--- Material ---
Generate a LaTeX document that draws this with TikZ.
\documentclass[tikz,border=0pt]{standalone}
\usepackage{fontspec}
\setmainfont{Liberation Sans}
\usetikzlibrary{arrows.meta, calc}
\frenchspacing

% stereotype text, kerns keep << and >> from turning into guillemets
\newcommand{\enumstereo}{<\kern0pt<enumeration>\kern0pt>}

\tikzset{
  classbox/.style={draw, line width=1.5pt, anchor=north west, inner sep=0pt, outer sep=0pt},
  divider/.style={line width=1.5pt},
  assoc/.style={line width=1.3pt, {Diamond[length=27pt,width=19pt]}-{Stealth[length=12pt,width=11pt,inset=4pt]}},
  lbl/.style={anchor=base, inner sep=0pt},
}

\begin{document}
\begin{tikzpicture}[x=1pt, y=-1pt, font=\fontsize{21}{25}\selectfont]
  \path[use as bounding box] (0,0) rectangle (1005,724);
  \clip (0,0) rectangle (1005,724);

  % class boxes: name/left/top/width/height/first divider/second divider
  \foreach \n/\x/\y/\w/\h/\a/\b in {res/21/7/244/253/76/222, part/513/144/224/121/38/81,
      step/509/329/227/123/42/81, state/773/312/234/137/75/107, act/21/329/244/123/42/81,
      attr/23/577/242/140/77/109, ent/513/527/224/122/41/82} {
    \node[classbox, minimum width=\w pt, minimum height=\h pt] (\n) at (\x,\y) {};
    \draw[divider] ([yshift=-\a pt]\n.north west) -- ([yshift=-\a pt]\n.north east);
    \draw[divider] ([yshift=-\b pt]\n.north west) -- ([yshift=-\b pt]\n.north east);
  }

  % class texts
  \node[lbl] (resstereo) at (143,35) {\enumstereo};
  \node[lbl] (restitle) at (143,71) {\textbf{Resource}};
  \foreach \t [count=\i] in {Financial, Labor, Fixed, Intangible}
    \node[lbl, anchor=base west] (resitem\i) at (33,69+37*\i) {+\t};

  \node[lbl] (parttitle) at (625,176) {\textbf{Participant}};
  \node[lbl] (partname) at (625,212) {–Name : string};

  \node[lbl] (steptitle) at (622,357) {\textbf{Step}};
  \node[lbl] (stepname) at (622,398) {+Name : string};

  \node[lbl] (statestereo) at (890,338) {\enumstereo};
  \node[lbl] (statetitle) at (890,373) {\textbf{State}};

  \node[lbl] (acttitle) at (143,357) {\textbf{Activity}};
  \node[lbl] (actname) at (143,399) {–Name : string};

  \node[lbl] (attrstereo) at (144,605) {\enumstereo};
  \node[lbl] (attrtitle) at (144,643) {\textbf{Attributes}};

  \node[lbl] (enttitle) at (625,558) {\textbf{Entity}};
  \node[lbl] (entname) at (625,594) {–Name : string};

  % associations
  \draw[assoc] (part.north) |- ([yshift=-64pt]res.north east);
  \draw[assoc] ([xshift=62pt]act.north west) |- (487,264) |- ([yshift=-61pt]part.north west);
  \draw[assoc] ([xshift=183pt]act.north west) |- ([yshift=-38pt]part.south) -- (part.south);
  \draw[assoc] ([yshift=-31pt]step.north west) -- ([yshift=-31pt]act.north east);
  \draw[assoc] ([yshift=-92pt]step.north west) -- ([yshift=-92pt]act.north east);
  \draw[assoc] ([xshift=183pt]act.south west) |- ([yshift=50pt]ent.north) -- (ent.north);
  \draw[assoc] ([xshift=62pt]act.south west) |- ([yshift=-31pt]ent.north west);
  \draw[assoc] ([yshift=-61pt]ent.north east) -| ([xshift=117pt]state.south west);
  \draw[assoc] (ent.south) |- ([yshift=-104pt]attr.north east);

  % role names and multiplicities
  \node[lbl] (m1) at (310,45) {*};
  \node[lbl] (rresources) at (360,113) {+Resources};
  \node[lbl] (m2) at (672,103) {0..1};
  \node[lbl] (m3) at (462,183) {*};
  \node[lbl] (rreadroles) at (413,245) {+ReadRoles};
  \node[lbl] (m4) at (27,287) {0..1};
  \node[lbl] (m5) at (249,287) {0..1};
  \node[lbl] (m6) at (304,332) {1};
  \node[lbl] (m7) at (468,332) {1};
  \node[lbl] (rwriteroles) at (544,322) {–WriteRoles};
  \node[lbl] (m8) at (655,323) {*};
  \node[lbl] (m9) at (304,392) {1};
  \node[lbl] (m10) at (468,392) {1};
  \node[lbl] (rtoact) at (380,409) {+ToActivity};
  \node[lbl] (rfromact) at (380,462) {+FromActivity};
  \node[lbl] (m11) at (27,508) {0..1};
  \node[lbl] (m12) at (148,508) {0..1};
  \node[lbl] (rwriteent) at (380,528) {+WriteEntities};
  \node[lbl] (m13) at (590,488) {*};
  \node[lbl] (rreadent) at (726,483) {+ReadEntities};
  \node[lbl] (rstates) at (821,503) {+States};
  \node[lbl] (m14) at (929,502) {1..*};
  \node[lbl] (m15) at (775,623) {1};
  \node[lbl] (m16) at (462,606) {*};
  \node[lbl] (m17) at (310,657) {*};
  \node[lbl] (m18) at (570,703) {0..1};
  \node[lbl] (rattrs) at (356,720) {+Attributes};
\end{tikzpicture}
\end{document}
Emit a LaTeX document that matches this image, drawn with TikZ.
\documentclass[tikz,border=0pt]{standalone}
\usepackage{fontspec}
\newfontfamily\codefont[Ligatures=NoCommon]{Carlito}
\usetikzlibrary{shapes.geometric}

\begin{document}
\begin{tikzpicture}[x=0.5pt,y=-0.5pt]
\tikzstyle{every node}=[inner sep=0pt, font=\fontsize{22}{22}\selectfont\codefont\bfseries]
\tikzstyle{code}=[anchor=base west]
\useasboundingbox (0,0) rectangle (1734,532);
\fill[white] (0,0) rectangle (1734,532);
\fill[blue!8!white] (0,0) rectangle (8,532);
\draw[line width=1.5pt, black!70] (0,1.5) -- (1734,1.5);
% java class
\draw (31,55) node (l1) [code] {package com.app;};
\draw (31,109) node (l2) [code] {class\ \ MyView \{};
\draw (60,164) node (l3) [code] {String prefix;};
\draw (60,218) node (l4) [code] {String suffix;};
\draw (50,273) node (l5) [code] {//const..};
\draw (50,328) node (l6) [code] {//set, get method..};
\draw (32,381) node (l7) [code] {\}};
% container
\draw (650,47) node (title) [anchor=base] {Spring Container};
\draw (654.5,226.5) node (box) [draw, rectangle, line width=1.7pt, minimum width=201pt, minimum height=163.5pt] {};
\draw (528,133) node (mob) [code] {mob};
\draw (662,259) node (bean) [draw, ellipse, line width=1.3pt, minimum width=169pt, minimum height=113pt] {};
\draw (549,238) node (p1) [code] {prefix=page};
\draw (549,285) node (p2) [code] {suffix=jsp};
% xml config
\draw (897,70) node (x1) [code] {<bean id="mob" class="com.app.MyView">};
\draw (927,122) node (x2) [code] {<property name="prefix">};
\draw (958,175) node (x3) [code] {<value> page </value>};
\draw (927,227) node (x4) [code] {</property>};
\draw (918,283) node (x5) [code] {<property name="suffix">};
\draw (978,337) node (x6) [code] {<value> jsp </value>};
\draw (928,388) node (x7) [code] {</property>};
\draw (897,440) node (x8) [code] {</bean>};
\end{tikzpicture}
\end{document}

--- What to produce ---
In the records above, locate the line that contains "Emit a LaTeX". Repeat it and every line after it, exactly, and nothing else.

--- Written response ---
Emit a LaTeX document that matches this image, drawn with TikZ.
\documentclass[tikz,border=0pt]{standalone}
\usepackage{fontspec}
\newfontfamily\codefont[Ligatures=NoCommon]{Carlito}
\usetikzlibrary{shapes.geometric}

\begin{document}
\begin{tikzpicture}[x=0.5pt,y=-0.5pt]
\tikzstyle{every node}=[inner sep=0pt, font=\fontsize{22}{22}\selectfont\codefont\bfseries]
\tikzstyle{code}=[anchor=base west]
\useasboundingbox (0,0) rectangle (1734,532);
\fill[white] (0,0) rectangle (1734,532);
\fill[blue!8!white] (0,0) rectangle (8,532);
\draw[line width=1.5pt, black!70] (0,1.5) -- (1734,1.5);
% java class
\draw (31,55) node (l1) [code] {package com.app;};
\draw (31,109) node (l2) [code] {class\ \ MyView \{};
\draw (60,164) node (l3) [code] {String prefix;};
\draw (60,218) node (l4) [code] {String suffix;};
\draw (50,273) node (l5) [code] {//const..};
\draw (50,328) node (l6) [code] {//set, get method..};
\draw (32,381) node (l7) [code] {\}};
% container
\draw (650,47) node (title) [anchor=base] {Spring Container};
\draw (654.5,226.5) node (box) [draw, rectangle, line width=1.7pt, minimum width=201pt, minimum height=163.5pt] {};
\draw (528,133) node (mob) [code] {mob};
\draw (662,259) node (bean) [draw, ellipse, line width=1.3pt, minimum width=169pt, minimum height=113pt] {};
\draw (549,238) node (p1) [code] {prefix=page};
\draw (549,285) node (p2) [code] {suffix=jsp};
% xml config
\draw (897,70) node (x1) [code] {<bean id="mob" class="com.app.MyView">};
\draw (927,122) node (x2) [code] {<property name="prefix">};
\draw (958,175) node (x3) [code] {<value> page </value>};
\draw (927,227) node (x4) [code] {</property>};
\draw (918,283) node (x5) [code] {<property name="suffix">};
\draw (978,337) node (x6) [code] {<value> jsp </value>};
\draw (928,388) node (x7) [code] {</property>};
\draw (897,440) node (x8) [code] {</bean>};
\end{tikzpicture}
\end{document}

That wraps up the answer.